ZMP is an intermediate in purine biosynthesis that, along with its triphosphate analog ZTP, serves as an alarmone for 10-formyl-THF starvation. This 'alarm' is sensed by a riboswitch located in the upstream regions of several genes involved in purine and folate metabolism. Three research groups now report the structural basis for this interaction. All three papers found that the ZMP ligand is bound within a pseudoknot formed by two distal sequences, with nucleotide pairing primarily as predicted from prior work. The ligand forms a variety of intermolecular interactions with the RNA scaffold, including hydrogen bonds to the sugar ring and π-stacking of the ZMP nucleobase with several RNA bases. Trausch et al., in their analysis of an engineered riboswitch from Actinomyces odontolyticus, note that this highly specific pocket explains how the riboswitch discriminates against the more prevalent and larger AMP and IMP bases.

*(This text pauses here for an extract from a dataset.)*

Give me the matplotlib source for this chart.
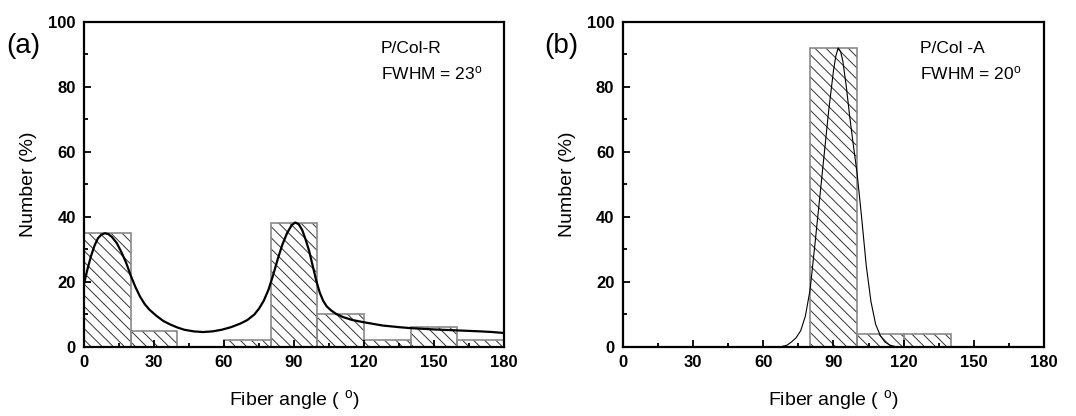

Ren et al., working on the riboswitch from Thermosinus carboxydivorans, explore the relative contributions of these interactions by testing truncated ZMP analogs and RNA mutants, confirming the precise molecular recognition of the pair. Unlike these productive interactions, the monophosphate group is pointed out of the binding pocket, explaining why the riboswitch does not discriminate between ZMP and ZTP. All three reports also notice an unusual interaction between the carbonyl amide of the ZMP nucleobase and a coordinated Mg2+ ion. Finally, Jones and Ferré-D'Amaré noted that the length of the linker region between the two distal sequences varies widely; in vitro assays of constructs derived from the riboswitch from Fusobacterium ulcerans confirmed that longer linkers yielded entropic penalties in riboswitch assembly, leading to smaller modulations by ZMP in a transcription assay. These combined studies provided a detailed look at unique interactions in alarmone sensing.